Workers’ comp, minimum wage laws changed

Tod Bowman
Iowa State Senator, 29th Dist.

     Senate Republicans recently approved two more bills that will hurt Iowa workers. The Branstad-Reynolds Administration signed them into law on Thursday, March 27.

     House File 518 cuts protections for Iowans hurt on the job through no fault of their own, reduces an employer’s liability for injuries, and encourages employers and insurance carriers to avoid on-time payment of claims.

     Proponents of the bill say Iowa has an unbalanced workers’ compensation system and that premiums are high. Here are the facts:

     Iowa has the third-best workers compensation system in the country.

     The Insurance Journal gives Iowa’s system an “A” grade.

     Premiums in Iowa have remained relatively stable.

     Iowa’s Economic Development Authority touts our low workers’ compensation premiums, which are 11 percent below the national average.

     Iowa’s work injury claims are down, dropping by more than 21 percent in the last eight years.

     House File 295 rolls back minimum wage increases already in force in four counties—including Polk,  Johnson, Linn and Wapello—and prevents cities and counties from making other decisions that would best serve their communities.

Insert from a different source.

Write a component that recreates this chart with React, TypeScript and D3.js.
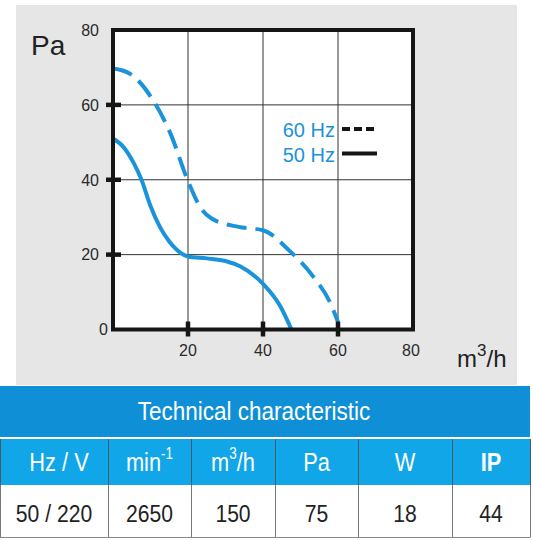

This bill amounts to a pay cut for 65,000 Iowans.

     Iowa’s minimum wage has been at $7.25 since 2008, while 29 other states have raised their wages. Senate Republicans and the Branstad-Reynolds Administration, however, think they know more about community needs than the locally elected officials.

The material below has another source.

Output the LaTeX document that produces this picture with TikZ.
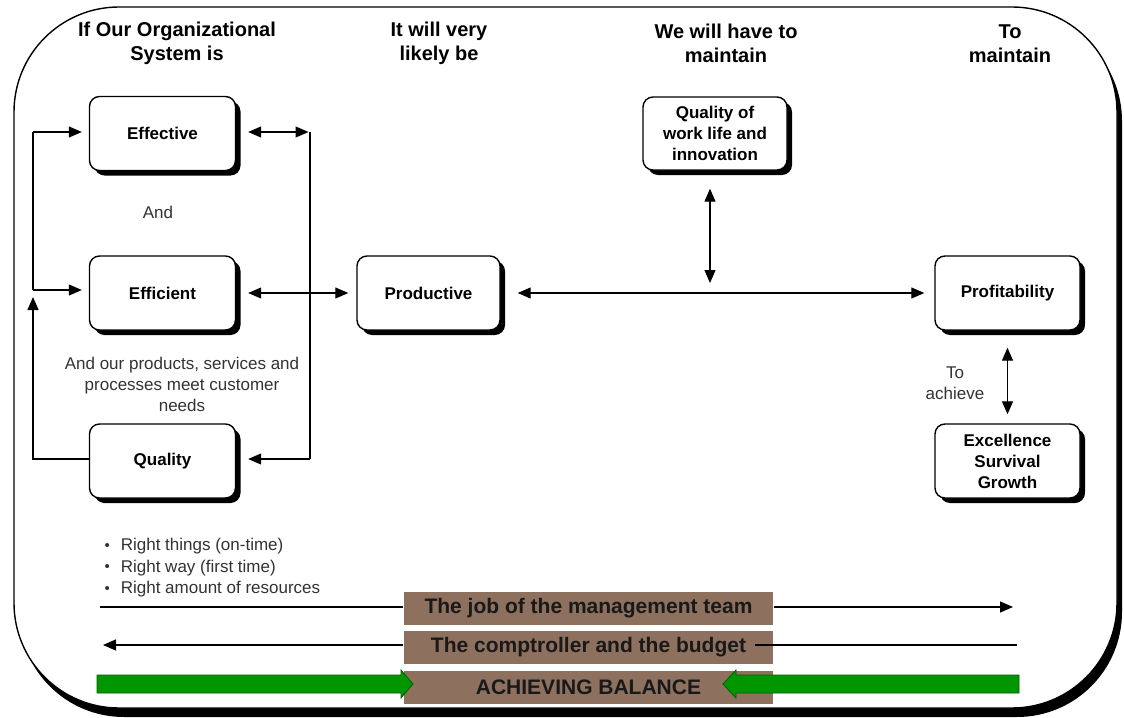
\documentclass[tikz,border=0pt]{standalone}
\usepackage{fontspec}
\setmainfont{Liberation Sans}
\usetikzlibrary{arrows.meta,shadows,calc}
\definecolor{bandbrown}{RGB}{141,112,94}
\definecolor{bargreen}{RGB}{0,150,0}
\definecolor{bargreendark}{RGB}{0,95,0}
\newcommand\dotmark{{\fontsize{15bp}{15bp}\selectfont\raisebox{0.5bp}{•}}}
\begin{document}
\begin{tikzpicture}[x=1bp,y=-1bp,
  line width=1.2bp,
  >={Triangle[length=13bp,width=11bp]},
  stage/.style={draw, line width=1.4bp, rounded corners=10bp, fill=white,
    align=center, inner sep=0pt, minimum width=146bp, minimum height=74bp,
    font=\fontsize{17bp}{21bp}\selectfont\bfseries,
    drop shadow={shadow xshift=5bp, shadow yshift=-5bp, fill=black, opacity=1}},
  header/.style={align=center, font=\fontsize{20bp}{24bp}\selectfont\bfseries},
  note/.style={align=center, text=black!80, font=\fontsize{17bp}{21bp}\selectfont},
  band/.style={fill=bandbrown, minimum width=369bp, minimum height=33bp,
    inner sep=0pt, text=black!90, font=\fontsize{21bp}{21bp}\selectfont\bfseries},
  greenbar/.style={fill=bargreen, draw=bargreendark, line width=0.8bp},
]
\useasboundingbox (0,0) rectangle (1124,718);

% outer frame with its shadow
\fill[black, rounded corners=105bp] (19,16) rectangle (1122,717);
\draw[line width=1.4bp, fill=white, rounded corners=105bp] (14,7) rectangle (1117,708);

% column headings
\node[header] (h1) at (177,43) {If Our Organizational\\System is};
\node[header] (h2) at (439,43) {It will very\\likely be};
\node[header] (h3) at (726,43) {We will have to\\maintain};
\node[header] (h4) at (1010,44) {To\\maintain};

% stage boxes
\node[stage] (eff)  at (162.5,133.5) {Effective};
\node[stage] (effi) at (162.5,293) {Efficient};
\node[stage] (qual) at (162.5,461) {Quality};
\node[stage, minimum width=143bp] (prod) at (428.5,293) {Productive};
\node[stage, minimum width=144bp, minimum height=73bp] (qwl) at (715,133.5) {Quality of\\work life and\\innovation};
\node[stage, minimum width=145bp] (prof) at (1007.5,293) {Profitability};
\node[stage, minimum width=145bp] (exc)  at (1007.5,461) {Excellence\\Survival\\Growth};

% free texts
\node[note] (andtxt) at (158,212) {And};
\node[note] (meet) at (182,384) {And our products, services and\\processes meet customer\\needs};
\node[note] (achieve) at (955,383) {To\\achieve};
\node[anchor=west, inner sep=0pt, text=black!80, font=\fontsize{17bp}{21.5bp}\selectfont] (bul) at (104,568)
  {\begin{tabular}{@{}l@{\hspace{11bp}}l@{}}
   \dotmark & Right things (on-time)\\
   \dotmark & Right way (first time)\\
   \dotmark & Right amount of resources
   \end{tabular}};

% left feedback bracket
\coordinate (lv1) at (33,132);
\coordinate (lv2) at (33,290);
\coordinate (lv3) at (33,297);
\coordinate (lv4) at (33,459);
\draw (lv1) -- (lv2);
\draw[->, shorten >=7bp] (lv1) -- (lv1 -| eff.west);
\draw[->, shorten >=7bp] (lv2) -- (lv2 -| effi.west);
\draw[->] (lv4 -| qual.west) -- (lv4) -- (lv3);

% right bracket
\coordinate (rv1) at (310,132);
\coordinate (rv2) at (310,459);
\draw[<->, shorten <=12bp, shorten >=1.5bp] (rv1 -| eff.east) -- (rv1);
\draw (rv1) -- (rv2);
\draw[->, shorten >=12bp] (rv2) -- (rv2 -| qual.east);

% main chain
\draw[<->, shorten <=12bp, shorten >=8bp] (effi.east) -- (prod.west);
\draw[<->, shorten <=17bp, shorten >=10bp] (prod.east) -- (prof.west);
\coordinate (mid) at (710,293);
\draw[<->, shorten <=18bp, shorten >=10bp] (mid |- qwl.south) -- (mid);
\draw[<->, shorten <=17bp, shorten >=9bp] (prof.south) -- (exc.north);

% bottom bands
\node[band] (job)    at (588.5,608.5) {The job of the management team};
\node[band] (budget) at (588.5,647) {The comptroller and the budget};
\node[band] (bal)    at (588.5,687) {ACHIEVING BALANCE};

\coordinate (j1) at (100,607);
\coordinate (j2) at (1013,607);
\draw (j1) -- (j1 -| job.west);
\draw[->] (j1 -| job.east) -- (j2);

\coordinate (b1) at (103,645);
\coordinate (b2) at (1017,645);
\coordinate (b3) at (755,645);
\draw[<-] (b1) -- (b1 -| budget.west);
\draw (b3) -- (b2);

% green balance arrows
\draw[greenbar] (97,675) -- (401,675) -- (401,670) -- (413,684) -- (401,698) -- (401,693) -- (97,693) -- cycle;
\draw[greenbar] (1019,675) -- (736,675) -- (736,670) -- (723,684) -- (736,698) -- (736,693) -- (1019,693) -- cycle;
\end{tikzpicture}
\end{document}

     They’ve decided local governments can no longer set better standards for minimum wage, hiring practices, leave, benefits, scheduling or other terms of employment. Any local laws will be void the minute the Governor signs the bill.

     The cost of living is not the same in all regions of Iowa, making a one-size-fits-all policy ineffective. If you compare Maquoketa to Iowa City, for example, there is a significant difference in cost of living. House File 295 is not the solution to Iowa’s economic issues. In fact, it’s a step backwards for thousands of Iowans.